My briefings come from Weathermeister.com. Things are color-coded, in plain English, and are formatted for my computer or my iPhone automatically. I have yet to miss any kind of NOTAM, TFR, etc. in more than 5,200 hours of flying. Briefings are logged and archived for at least 30 days, so if you have to prove to the FAA that yes, you did obtain a briefing before departure, you can do so.
As an instructor, I’ve come to think of this as a pivotal time for briefings. It reminds me of the days before full glass panels were available. You’d have a Frankenstein-like combination of round gauges and electronic multi-function displays. I recall one Columbia 300 where the altimeter had to be set in seven different places! Altimeter, autopilot, CNX80, MX20, standby altimeter, and a couple more I’m forgetting at the moment.

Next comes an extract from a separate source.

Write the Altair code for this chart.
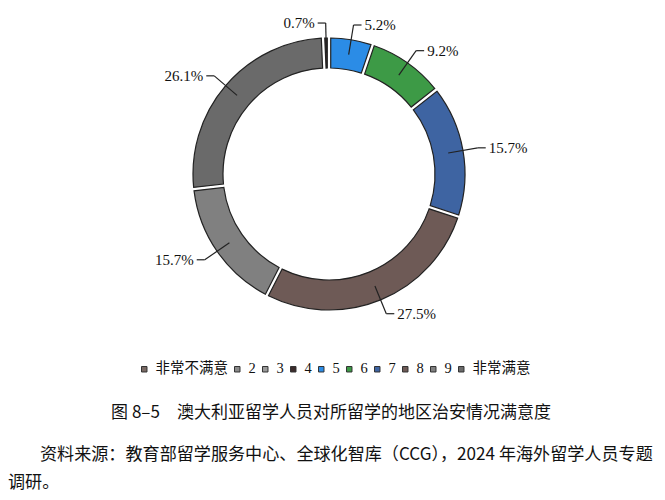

Preflight briefings are the same way. The technology exists to make the information easy to obtain, but the tools are not universally available yet. Sure, Weathermeister works great if you’ve got internet access. But in the air? You still have to be able to read things like this:
METAR KSNA 152353Z 23006KT 10SM CLR 23/09 A3000 RMK AO2 SLP157 T02330089 10261 20233 55005
At some point in the future, these coded briefings will probably fall by the wayside. For now, however, the ability to read the codes is still important. Many FBOs have weather computers which will only give you coded information. Likewise, due to space restrictions on glass panel screens, many XM receivers provide data in coded format. Learning the codes is time consuming for students, but I have to teach it. It’s one of the things I enjoy least about instructing. Teaching weather theory is one thing, but the codes are annoying, especially when working with students who are not computer saavy. It’s like trying to teach them to debug code.
The bottom line is this: however you get the information, just get it. It will save you a lot of headache. It might save your life. And for the love of Pete, if you’re a U.S. Senator who flies, recognize that your actions — good or bad — will reflect on us all.